Print the listing from its top line through the line containing "bg.add_patch(Rectangle((518, 0), 8, H, color='#26346c'))", nothing more, and leave out the pictures.

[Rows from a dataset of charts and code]
------------
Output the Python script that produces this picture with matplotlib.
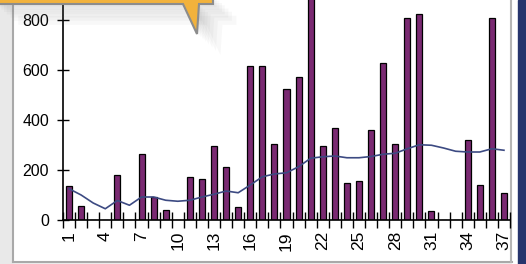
import matplotlib.pyplot as plt
from matplotlib.patches import Rectangle, Polygon

# chart data
categories = list(range(1, 38))
counts = [135, 55, 0, 0, 180, 0, 265, 92, 39, 0, 172, 164, 297, 212, 53,
          617, 617, 304, 525, 572, 980, 296, 369, 148, 156, 360, 628, 304,
          807, 823, 37, 0, 0, 320, 141, 807, 108]
trend = [125, 100, 68, 45, 78, 59, 92, 92, 79, 75, 79, 92, 103, 116, 109,
         140, 173, 184, 189, 213, 247, 253, 256, 249, 249, 254, 263, 267,
         285, 301, 299, 288, 275, 272, 272, 285, 279]
tick_labels = [1, 4, 7, 10, 13, 16, 19, 22, 25, 28, 31, 34, 37]
y_ticks = [0, 200, 400, 600, 800]

plt.rcParams['font.family'] = ['Liberation Sans', 'DejaVu Sans']

W, H = 526, 264
fig = plt.figure(figsize=(W / 100, H / 100), dpi=100)

# background frame of the screenshot (pixel coordinates)
bg = fig.add_axes([0, 0, 1, 1], zorder=-1)
bg.set_xlim(0, W)
bg.set_ylim(H, 0)
bg.axis('off')
bg.add_patch(Rectangle((0, 0), W, H, color='#e9e9e9'))
bg.add_patch(Rectangle((13, 0), 499, 262, color='white'))
bg.plot([13, 13], [0, 262], color='#a9a9a9', lw=1.5)
bg.plot([13, 512], [262, 262], color='#a9a9a9', lw=1.5)
bg.plot([511, 511], [0, 262], color='#b5b5b5', lw=1.5)
bg.add_patch(Rectangle((512, 0), 6, H, color='white'))
bg.add_patch(Rectangle((518, 0), 8, H, color='#26346c'))

# the chart itself: zero at y=220px, 0.25 px per unit
ax = fig.add_axes([63 / W, (H - 220) / H, 447 / W, 250 / H])
ax.set_facecolor('none')
ax.bar(categories, counts, width=0.5, color='#7a2a72', edgecolor='black',
       linewidth=0.9, zorder=2)
ax.plot(categories, trend, color='#3c4a82', lw=1.2, zorder=3)

ax.set_xlim(0.5, 37.5)
ax.set_ylim(0, 1000)
ax.set_yticks(y_ticks)
ax.tick_params(axis='y', direction='inout', length=8, width=1, pad=6,
               labelsize=11.5)
ax.set_xticks([i + 0.5 for i in range(0, 38)])
ax.set_xticklabels([])
ax.tick_params(axis='x', which='major', direction='inout', length=11, width=1)
ax.set_xticks(tick_labels, minor=True)
ax.set_xticklabels([str(t) for t in tick_labels], minor=True, rotation=90,
                   fontsize=12.5)
ax.tick_params(axis='x', which='minor', length=0, pad=8)
for s in ['top', 'right']:
    ax.spines[s].set_visible(False)
ax.spines['left'].set_linewidth(1.2)
ax.spines['bottom'].set_linewidth(1.2)

# orange callout at the top with a soft shadow
top = fig.add_axes([0, 0, 1, 1], zorder=10)
top.set_xlim(0, W)
top.set_ylim(H, 0)
top.axis('off')
callout = [(-5, -5), (213, -5), (213, 4), (199, 4), (197, 34), (183, 4),
           (-5, 4)]
for off in [26, 21, 17, 13, 10, 7, 4, 2]:
    shadow = [(x + off * 0.9, y + off * 0.8) for x, y in callout]
    top.add_patch(Polygon(shadow, closed=True, color='#7a7a7a', alpha=0.05,
                          lw=0))
top.add_patch(Polygon(callout, closed=True, facecolor='#f2b23c',
                      edgecolor='#8c8c8c', lw=1.5))

fig.savefig('out.png', dpi=100)
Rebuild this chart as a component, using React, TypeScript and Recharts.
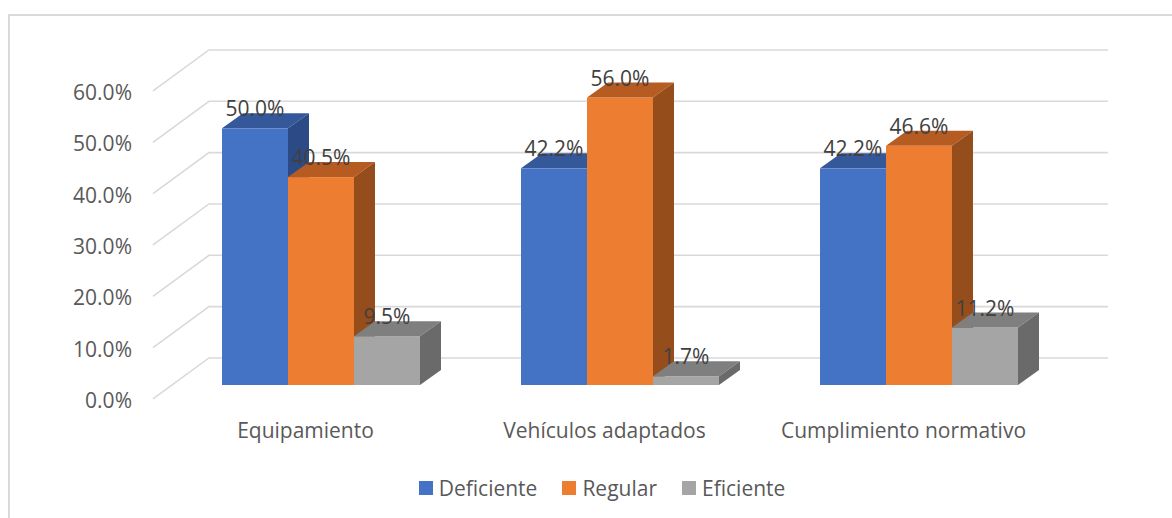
import React from "react";
import { BarChart, Bar, XAxis, YAxis, CartesianGrid, LabelList } from "recharts";

const CATEGORIES = ["Equipamiento", "Vehículos adaptados", "Cumplimiento normativo"];
const DEFICIENTE = [50.0, 42.2, 42.2];
const REGULAR = [40.5, 56.0, 46.6];
const EFICIENTE = [9.5, 1.7, 11.2];
const Y_TICKS = [0, 10, 20, 30, 40, 50, 60];

const SERIES = [
  { key: "Deficiente", values: DEFICIENTE, front: "#4472C4", top: "#34589A", side: "#2C4B86" },
  { key: "Regular", values: REGULAR, front: "#ED7D31", top: "#B65B21", side: "#964D1C" },
  { key: "Eficiente", values: EFICIENTE, front: "#A5A5A5", top: "#7F7F7F", side: "#6A6A6A" },
];

const data = CATEGORIES.map((name, i) => {
  const row: Record<string, string | number> = { name };
  SERIES.forEach((s) => {
    row[s.key] = s.values[i];
  });
  return row;
});

const W = 1172;
const H = 518;
const Y_AXIS_W = 60;
const X_AXIS_H = 40;
const MARGIN = { top: 77, right: 103, bottom: 93, left: 112 };
const PLOT_LEFT = MARGIN.left + Y_AXIS_W;
const PLOT_BOTTOM = H - MARGIN.bottom - X_AXIS_H;
const FONT = "'Open Sans', 'Noto Sans', sans-serif";
const FONT_SIZE = 21;

// floor depth of the 3D box, and how far the bars sit into it
const FLOOR = { dx: 56, dy: 41 };
const FRONT = 0.34;
const BAR_DEPTH = { dx: 21, dy: 15 };

// grid: short diagonal on the side wall, then straight across the back wall
const gridLine = (p: any) => {
  const fx = p.x1 - FLOOR.dx * FRONT;
  const fy = p.y1 + FLOOR.dy * FRONT;
  const bx = p.x1 + FLOOR.dx * (1 - FRONT);
  const by = p.y1 - FLOOR.dy * (1 - FRONT);
  const ex = p.x2 + FLOOR.dx * (1 - FRONT) + 2;
  return (
    <path
      key={`grid-${p.index}`}
      d={`M${fx},${fy} L${bx},${by} L${ex},${by}`}
      stroke="#D9D9D9"
      strokeWidth={1.6}
      fill="none"
    />
  );
};

const box3d = (colors: { front: string; top: string; side: string }) => (p: any) => {
  const { x, y, width: w, height: h } = p;
  const { dx, dy } = BAR_DEPTH;
  return (
    <g>
      <rect x={x} y={y} width={w} height={h} fill={colors.front} />
      <polygon
        points={`${x},${y} ${x + dx},${y - dy} ${x + w + dx},${y - dy} ${x + w},${y}`}
        fill={colors.top}
      />
      <polygon
        points={`${x + w},${y} ${x + w + dx},${y - dy} ${x + w + dx},${y + h - dy} ${x + w},${y + h}`}
        fill={colors.side}
      />
    </g>
  );
};

const YTick = ({ y, payload }: any) => (
  <text
    x={PLOT_LEFT - 40}
    y={y + 15}
    textAnchor="end"
    dominantBaseline="central"
    fill="#595959"
    fontSize={FONT_SIZE}
    fontFamily={FONT}
  >
    {Number(payload.value).toFixed(1)}%
  </text>
);

const XTick = ({ x, payload }: any) => (
  <text
    x={x - 16}
    y={PLOT_BOTTOM + 45}
    textAnchor="middle"
    dominantBaseline="central"
    fill="#595959"
    fontSize={FONT_SIZE}
    fontFamily={FONT}
  >
    {payload.value}
  </text>
);

const valueLabel = (p: any) => (
  <text
    x={p.x + p.width / 2}
    y={p.y - 20}
    textAnchor="middle"
    dominantBaseline="central"
    fill="#404040"
    fontSize={FONT_SIZE}
    fontFamily={FONT}
  >
    {Number(p.value).toFixed(1)}%
  </text>
);

export default function App() {
  return (
    <div style={{ position: "absolute", left: 0, top: 0, width: W, height: H, background: "#fff", overflow: "hidden" }}>
      <div
        style={{
          position: "absolute",
          left: 8,
          top: 14,
          width: W,
          height: H,
          borderTop: "2px solid #D9D9D9",
          borderLeft: "2px solid #D9D9D9",
        }}
      />
      <BarChart
        width={W}
        height={H}
        data={data}
        margin={MARGIN}
        barCategoryGap={50}
        barGap={0}
        style={{ position: "absolute", left: 0, top: 0 }}
      >
        <CartesianGrid vertical={false} horizontal={gridLine} />
        <XAxis dataKey="name" height={X_AXIS_H} axisLine={false} tickLine={false} tick={<XTick />} interval={0} />
        <YAxis
          width={Y_AXIS_W}
          domain={[0, 60]}
          ticks={Y_TICKS}
          axisLine={false}
          tickLine={false}
          tick={<YTick />}
        />
        {SERIES.map((s) => (
          <Bar key={s.key} dataKey={s.key} fill={s.front} shape={box3d(s)} isAnimationActive={false}>
            <LabelList dataKey={s.key} content={valueLabel} />
          </Bar>
        ))}
      </BarChart>
      <div
        style={{
          position: "absolute",
          left: 0,
          top: 474,
          width: W,
          boxSizing: "border-box",
          paddingLeft: 32,
          display: "flex",
          justifyContent: "center",
          gap: 25,
          fontFamily: FONT,
          fontSize: FONT_SIZE,
          color: "#595959",
        }}
      >
        {SERIES.map((s) => (
          <div key={s.key} style={{ display: "flex", alignItems: "center", gap: 6 }}>
            <span style={{ width: 14, height: 14, background: s.front, display: "inline-block" }} />
            <span>{s.key}</span>
          </div>
        ))}
      </div>
    </div>
  );
}
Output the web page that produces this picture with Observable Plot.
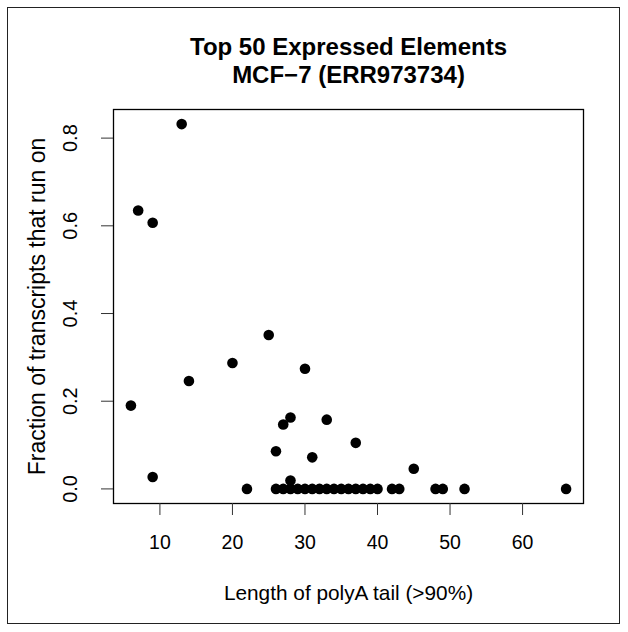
------------
SOLUTION BELOW:
Output the Python script that produces this picture with matplotlib.
import matplotlib.pyplot as plt
from matplotlib.patches import Rectangle, Polygon

# chart data
categories = list(range(1, 38))
counts = [135, 55, 0, 0, 180, 0, 265, 92, 39, 0, 172, 164, 297, 212, 53,
          617, 617, 304, 525, 572, 980, 296, 369, 148, 156, 360, 628, 304,
          807, 823, 37, 0, 0, 320, 141, 807, 108]
trend = [125, 100, 68, 45, 78, 59, 92, 92, 79, 75, 79, 92, 103, 116, 109,
         140, 173, 184, 189, 213, 247, 253, 256, 249, 249, 254, 263, 267,
         285, 301, 299, 288, 275, 272, 272, 285, 279]
tick_labels = [1, 4, 7, 10, 13, 16, 19, 22, 25, 28, 31, 34, 37]
y_ticks = [0, 200, 400, 600, 800]

plt.rcParams['font.family'] = ['Liberation Sans', 'DejaVu Sans']

W, H = 526, 264
fig = plt.figure(figsize=(W / 100, H / 100), dpi=100)

# background frame of the screenshot (pixel coordinates)
bg = fig.add_axes([0, 0, 1, 1], zorder=-1)
bg.set_xlim(0, W)
bg.set_ylim(H, 0)
bg.axis('off')
bg.add_patch(Rectangle((0, 0), W, H, color='#e9e9e9'))
bg.add_patch(Rectangle((13, 0), 499, 262, color='white'))
bg.plot([13, 13], [0, 262], color='#a9a9a9', lw=1.5)
bg.plot([13, 512], [262, 262], color='#a9a9a9', lw=1.5)
bg.plot([511, 511], [0, 262], color='#b5b5b5', lw=1.5)
bg.add_patch(Rectangle((512, 0), 6, H, color='white'))
bg.add_patch(Rectangle((518, 0), 8, H, color='#26346c'))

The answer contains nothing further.